#### Given task
Print word for word the first line of the listing below and every line after it, through the line with "var y = d3.scaleLinear().domain([1, 5]).range([369, 40]);". Leave out the pictures and the rest.

------------------------

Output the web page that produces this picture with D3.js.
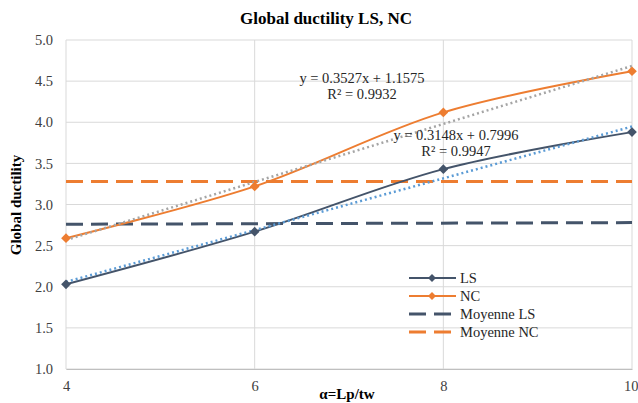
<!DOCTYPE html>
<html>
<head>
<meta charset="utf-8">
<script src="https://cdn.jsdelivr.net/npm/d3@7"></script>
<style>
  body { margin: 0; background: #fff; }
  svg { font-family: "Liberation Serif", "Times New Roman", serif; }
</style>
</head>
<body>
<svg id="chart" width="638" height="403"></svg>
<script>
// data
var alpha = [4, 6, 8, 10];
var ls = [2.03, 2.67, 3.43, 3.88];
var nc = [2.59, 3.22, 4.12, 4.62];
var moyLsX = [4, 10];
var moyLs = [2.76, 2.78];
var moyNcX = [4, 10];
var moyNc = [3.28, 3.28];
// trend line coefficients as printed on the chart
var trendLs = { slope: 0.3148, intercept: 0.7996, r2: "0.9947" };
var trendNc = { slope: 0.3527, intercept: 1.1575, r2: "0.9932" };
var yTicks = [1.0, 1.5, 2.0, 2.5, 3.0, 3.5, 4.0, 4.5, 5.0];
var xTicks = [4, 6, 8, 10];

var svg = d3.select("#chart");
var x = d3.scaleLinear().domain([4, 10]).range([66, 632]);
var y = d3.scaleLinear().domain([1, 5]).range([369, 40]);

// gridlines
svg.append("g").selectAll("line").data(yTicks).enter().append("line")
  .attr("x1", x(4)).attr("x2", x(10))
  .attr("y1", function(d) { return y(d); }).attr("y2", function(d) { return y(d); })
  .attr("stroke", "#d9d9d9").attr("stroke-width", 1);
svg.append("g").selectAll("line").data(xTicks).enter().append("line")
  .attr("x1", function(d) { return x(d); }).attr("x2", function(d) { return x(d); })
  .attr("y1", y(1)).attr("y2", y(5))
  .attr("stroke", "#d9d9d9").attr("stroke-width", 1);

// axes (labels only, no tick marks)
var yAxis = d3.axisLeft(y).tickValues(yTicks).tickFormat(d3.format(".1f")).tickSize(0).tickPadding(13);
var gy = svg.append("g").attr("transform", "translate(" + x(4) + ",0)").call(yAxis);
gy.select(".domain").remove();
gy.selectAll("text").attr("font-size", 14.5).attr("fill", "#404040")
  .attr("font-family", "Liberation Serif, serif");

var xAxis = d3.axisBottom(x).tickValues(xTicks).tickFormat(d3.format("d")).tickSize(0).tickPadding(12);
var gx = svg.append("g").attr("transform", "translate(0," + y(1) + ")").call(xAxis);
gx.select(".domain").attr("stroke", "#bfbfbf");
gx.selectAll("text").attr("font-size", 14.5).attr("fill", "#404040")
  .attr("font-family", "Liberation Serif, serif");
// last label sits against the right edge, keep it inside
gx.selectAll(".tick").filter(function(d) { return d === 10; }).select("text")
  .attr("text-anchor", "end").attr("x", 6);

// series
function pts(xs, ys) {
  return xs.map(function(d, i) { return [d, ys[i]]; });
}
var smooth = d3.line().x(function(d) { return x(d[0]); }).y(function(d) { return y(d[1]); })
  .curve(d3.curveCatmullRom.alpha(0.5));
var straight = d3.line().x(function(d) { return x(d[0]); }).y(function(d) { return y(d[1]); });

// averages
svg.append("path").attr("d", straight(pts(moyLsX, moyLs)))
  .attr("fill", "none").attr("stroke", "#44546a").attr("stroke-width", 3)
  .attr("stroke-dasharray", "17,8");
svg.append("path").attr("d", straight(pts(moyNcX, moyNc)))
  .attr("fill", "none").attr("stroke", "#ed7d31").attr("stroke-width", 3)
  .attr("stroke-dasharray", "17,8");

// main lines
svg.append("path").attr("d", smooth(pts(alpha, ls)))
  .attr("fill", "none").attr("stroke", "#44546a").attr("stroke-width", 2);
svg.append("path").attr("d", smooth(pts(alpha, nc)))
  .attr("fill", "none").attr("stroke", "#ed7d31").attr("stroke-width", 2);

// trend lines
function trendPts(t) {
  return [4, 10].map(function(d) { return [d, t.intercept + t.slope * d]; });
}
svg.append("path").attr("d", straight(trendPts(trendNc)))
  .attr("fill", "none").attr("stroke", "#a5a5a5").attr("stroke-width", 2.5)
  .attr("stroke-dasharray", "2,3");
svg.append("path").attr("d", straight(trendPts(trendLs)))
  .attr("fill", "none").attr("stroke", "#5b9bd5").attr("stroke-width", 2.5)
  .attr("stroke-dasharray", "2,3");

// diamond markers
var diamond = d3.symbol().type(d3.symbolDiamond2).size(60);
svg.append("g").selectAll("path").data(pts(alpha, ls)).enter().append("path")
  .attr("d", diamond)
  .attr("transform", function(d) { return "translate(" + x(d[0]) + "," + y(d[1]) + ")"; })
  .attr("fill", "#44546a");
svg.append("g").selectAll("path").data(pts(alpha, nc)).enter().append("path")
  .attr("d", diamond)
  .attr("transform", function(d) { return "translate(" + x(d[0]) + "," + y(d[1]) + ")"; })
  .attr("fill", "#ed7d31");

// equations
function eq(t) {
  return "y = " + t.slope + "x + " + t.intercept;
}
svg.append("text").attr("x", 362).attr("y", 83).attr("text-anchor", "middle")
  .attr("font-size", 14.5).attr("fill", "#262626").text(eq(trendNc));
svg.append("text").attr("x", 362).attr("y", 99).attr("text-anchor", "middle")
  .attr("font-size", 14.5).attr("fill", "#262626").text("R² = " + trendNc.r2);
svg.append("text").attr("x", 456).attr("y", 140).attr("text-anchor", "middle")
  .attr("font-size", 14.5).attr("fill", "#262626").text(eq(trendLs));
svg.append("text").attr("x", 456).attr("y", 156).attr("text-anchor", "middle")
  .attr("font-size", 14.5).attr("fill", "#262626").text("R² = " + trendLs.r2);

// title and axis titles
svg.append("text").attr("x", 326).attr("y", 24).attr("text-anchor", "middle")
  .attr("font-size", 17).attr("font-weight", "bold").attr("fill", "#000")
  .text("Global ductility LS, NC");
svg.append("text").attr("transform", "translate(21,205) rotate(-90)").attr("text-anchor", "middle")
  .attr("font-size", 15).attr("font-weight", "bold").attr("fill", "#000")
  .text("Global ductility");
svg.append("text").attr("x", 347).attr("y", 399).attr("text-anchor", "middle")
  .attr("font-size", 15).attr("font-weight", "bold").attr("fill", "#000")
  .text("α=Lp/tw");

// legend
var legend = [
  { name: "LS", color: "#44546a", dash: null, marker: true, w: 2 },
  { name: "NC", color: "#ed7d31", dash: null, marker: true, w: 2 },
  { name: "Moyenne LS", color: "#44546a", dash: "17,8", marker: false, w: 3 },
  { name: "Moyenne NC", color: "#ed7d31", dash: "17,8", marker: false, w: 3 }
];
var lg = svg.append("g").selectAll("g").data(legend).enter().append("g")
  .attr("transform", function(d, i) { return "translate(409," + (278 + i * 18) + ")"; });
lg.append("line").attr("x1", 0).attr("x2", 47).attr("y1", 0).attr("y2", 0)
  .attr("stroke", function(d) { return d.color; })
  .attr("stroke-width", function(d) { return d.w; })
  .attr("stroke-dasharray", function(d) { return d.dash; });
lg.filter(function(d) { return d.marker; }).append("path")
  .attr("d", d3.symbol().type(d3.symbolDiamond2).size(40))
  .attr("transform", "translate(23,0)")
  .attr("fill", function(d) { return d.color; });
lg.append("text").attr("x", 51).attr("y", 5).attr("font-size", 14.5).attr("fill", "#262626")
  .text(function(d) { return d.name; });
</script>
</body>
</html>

------------------------

#### Written reply
Output the web page that produces this picture with D3.js.
<!DOCTYPE html>
<html>
<head>
<meta charset="utf-8">
<script src="https://cdn.jsdelivr.net/npm/d3@7"></script>
<style>
  body { margin: 0; background: #fff; }
  svg { font-family: "Liberation Serif", "Times New Roman", serif; }
</style>
</head>
<body>
<svg id="chart" width="638" height="403"></svg>
<script>
// data
var alpha = [4, 6, 8, 10];
var ls = [2.03, 2.67, 3.43, 3.88];
var nc = [2.59, 3.22, 4.12, 4.62];
var moyLsX = [4, 10];
var moyLs = [2.76, 2.78];
var moyNcX = [4, 10];
var moyNc = [3.28, 3.28];
// trend line coefficients as printed on the chart
var trendLs = { slope: 0.3148, intercept: 0.7996, r2: "0.9947" };
var trendNc = { slope: 0.3527, intercept: 1.1575, r2: "0.9932" };
var yTicks = [1.0, 1.5, 2.0, 2.5, 3.0, 3.5, 4.0, 4.5, 5.0];
var xTicks = [4, 6, 8, 10];

var svg = d3.select("#chart");
var x = d3.scaleLinear().domain([4, 10]).range([66, 632]);
var y = d3.scaleLinear().domain([1, 5]).range([369, 40]);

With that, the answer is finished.